This short (< 100 pages) collection of columns by Carl Hiassen on Disney related topics was selected for book group in Mayberry this month. Since the month started on a Monday, 3rd Monday is coming up quick! In a rare burst of productivity, I not only got my estimated taxes done, but I read the book well in advance of the day.

Of course, I'm continuing to evade the two K-1s which arrived recently. Maybe tomorrow.

The columns are old -- there's really no other way to put this. The collection dates from 2010, and they weren't all that fresh then. They are also very uneven. The beginning column is a look at Times Square well into its transition from seedy playground of vice to a place where the biggest scandal is when the costumed characters don't like the money the parents offer to have a photo taken with the kiddos. I'm not sure when Peepland actually closed, but for all Hiassen talks up its resistance to the Disneyfication of Times Square, well, Peepland lost.

Hiassen is not precisely kink-friendly. He isn't arguing in favor of bondage and pregnancy-porn as a sex positive/minority sexuality sort of thing. He's just scrounging around for _anyone_ willing to resist Disney that isn't a Southern Baptist (even he won't stoop that low, so, you know, standards).
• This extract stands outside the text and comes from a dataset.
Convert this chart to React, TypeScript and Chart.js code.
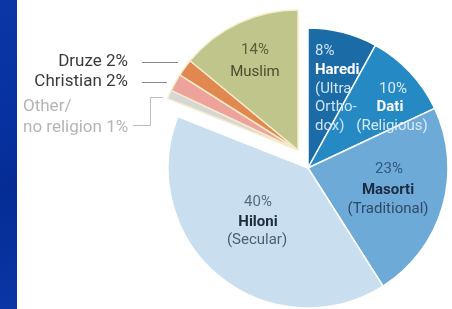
import React, { useEffect, useRef } from "react";
import { Chart, registerables } from "chart.js";

Chart.register(...registerables);

const categories = ["Haredi", "Dati", "Masorti", "Hiloni", "Other/no religion", "Christian", "Druze", "Muslim"];
const shares = [8, 10, 23, 40, 1, 2, 2, 14];
const groups = ["jewish", "jewish", "jewish", "jewish", "other", "other", "other", "other"];
const sliceColors = ["#1b6ba6", "#2589c3", "#6eaad7", "#c9dff0", "#d6d6d6", "#eda39c", "#e0884f", "#bfc58b"];

const FONT = "Roboto, 'Liberation Sans', Arial, sans-serif";

const groupCenters: Record<string, { x: number; y: number }> = {
  jewish: { x: 308, y: 168 },
  other: { x: 298, y: 150 },
};

type Line = { t: string; x: number; y: number; c: string; b?: boolean; a?: CanvasTextAlign; s?: number };

const labelsPlugin = {
  id: "labelsPlugin",
  beforeDatasetsDraw(chart: any) {
    const meta = chart.getDatasetMeta(0);
    meta.data.forEach((arc: any, i: number) => {
      const c = groupCenters[groups[i]];
      arc.x = c.x;
      arc.y = c.y;
    });
  },
  afterDatasetsDraw(chart: any) {
    const ctx: CanvasRenderingContext2D = chart.ctx;
    const v = shares;
    const lines: Line[] = [
      { t: `${v[7]}%`, x: 255, y: 50, c: "#5c5f3c" },
      { t: "Muslim", x: 255, y: 72, c: "#4a4c2e" },
      { t: `${v[0]}%`, x: 315, y: 51, c: "#cfe3f3", a: "left" },
      { t: "Haredi", x: 315, y: 70, c: "#ffffff", b: true, a: "left" },
      { t: "(Ultra", x: 315, y: 89, c: "#cfe3f3", a: "left" },
      { t: "Ortho-", x: 315, y: 107, c: "#cfe3f3", a: "left" },
      { t: "dox)", x: 315, y: 126, c: "#cfe3f3", a: "left" },
      { t: `${v[1]}%`, x: 393, y: 89, c: "#d9eaf7" },
      { t: "Dati", x: 390, y: 107, c: "#ffffff", b: true },
      { t: "(Religious)", x: 392, y: 126, c: "#d9eaf7" },
      { t: `${v[2]}%`, x: 389, y: 169, c: "#34577c" },
      { t: "Masorti", x: 388, y: 190, c: "#1c2b42", b: true },
      { t: "(Traditional)", x: 388, y: 209, c: "#2f4a66" },
      { t: `${v[3]}%`, x: 258, y: 202, c: "#5b6b80" },
      { t: "Hiloni", x: 258, y: 222, c: "#1f2a3a", b: true },
      { t: "(Secular)", x: 257, y: 240, c: "#4f5d70" },
      { t: `Druze ${v[6]}%`, x: 128, y: 62, c: "#3a3a3a", a: "right", s: 17 },
      { t: `Christian ${v[5]}%`, x: 128, y: 82, c: "#3a3a3a", a: "right", s: 17 },
      { t: "Other/", x: 23, y: 107, c: "#b5b5b5", a: "left", s: 17 },
      { t: `no religion ${v[4]}%`, x: 23, y: 128, c: "#b5b5b5", a: "left", s: 17 },
    ];
    ctx.save();
    ctx.textBaseline = "middle";
    for (const l of lines) {
      ctx.font = `${l.b ? "bold " : ""}${l.s || 15}px ${FONT}`;
      ctx.fillStyle = l.c;
      ctx.textAlign = l.a || "center";
      ctx.fillText(l.t, l.x, l.y);
    }
    // leader lines
    ctx.lineWidth = 1;
    ctx.strokeStyle = "#8a8a8a";
    ctx.beginPath();
    ctx.moveTo(142, 62.5);
    ctx.lineTo(178, 62.5);
    ctx.moveTo(142, 82.5);
    ctx.lineTo(167, 82.5);
    ctx.stroke();
    ctx.strokeStyle = "#bdbdbd";
    ctx.beginPath();
    ctx.moveTo(133, 125.5);
    ctx.lineTo(150.5, 125.5);
    ctx.lineTo(150.5, 97.5);
    ctx.lineTo(163, 97.5);
    ctx.stroke();
    ctx.restore();
  },
};

export default function App() {
  const ref = useRef<HTMLCanvasElement | null>(null);
  useEffect(() => {
    document.body.style.margin = "0";
    const chart = new Chart(ref.current!, {
      type: "pie",
      data: {
        labels: categories,
        datasets: [
          {
            data: shares,
            backgroundColor: sliceColors,
            borderColor: ["#ffffff", "#ffffff", "#ffffff", "#ffffff", "#f6ecc9", "#f6ecc9", "#f6ecc9", "#f6ecc9"],
            borderWidth: 1.5,
          },
        ],
      },
      options: {
        responsive: false,
        animation: false,
        radius: 140,
        layout: { padding: 0 },
        plugins: { legend: { display: false }, tooltip: { enabled: false } },
      } as any,
      plugins: [labelsPlugin],
    });
    return () => chart.destroy();
  }, []);
  return (
    <div style={{ position: "relative", width: 452, height: 309, background: "#fff", overflow: "hidden" }}>
      <div
        style={{
          position: "absolute",
          left: 0,
          top: 0,
          width: 17,
          height: 309,
          background: "linear-gradient(170deg, #0a36a6 0%, #0731a0 40%, #042c94 60%, #0a36a6 100%)",
        }}
      />
      <canvas ref={ref} width={452} height={309} style={{ position: "absolute", left: 0, top: 0 }} />
    </div>
  );
}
His stance on LGBT is a little more ambiguous. When talking about how Disney separates its adult commodities from its flagship branding, his description of Ellen (back when she was doing a sitcom) feels a lot off in 2014. The times have changed and in a really good way. Along the way, Ellen became inextricably intertwined with the main Disney brand (including theme park presence on Ellen's Energy Adventure).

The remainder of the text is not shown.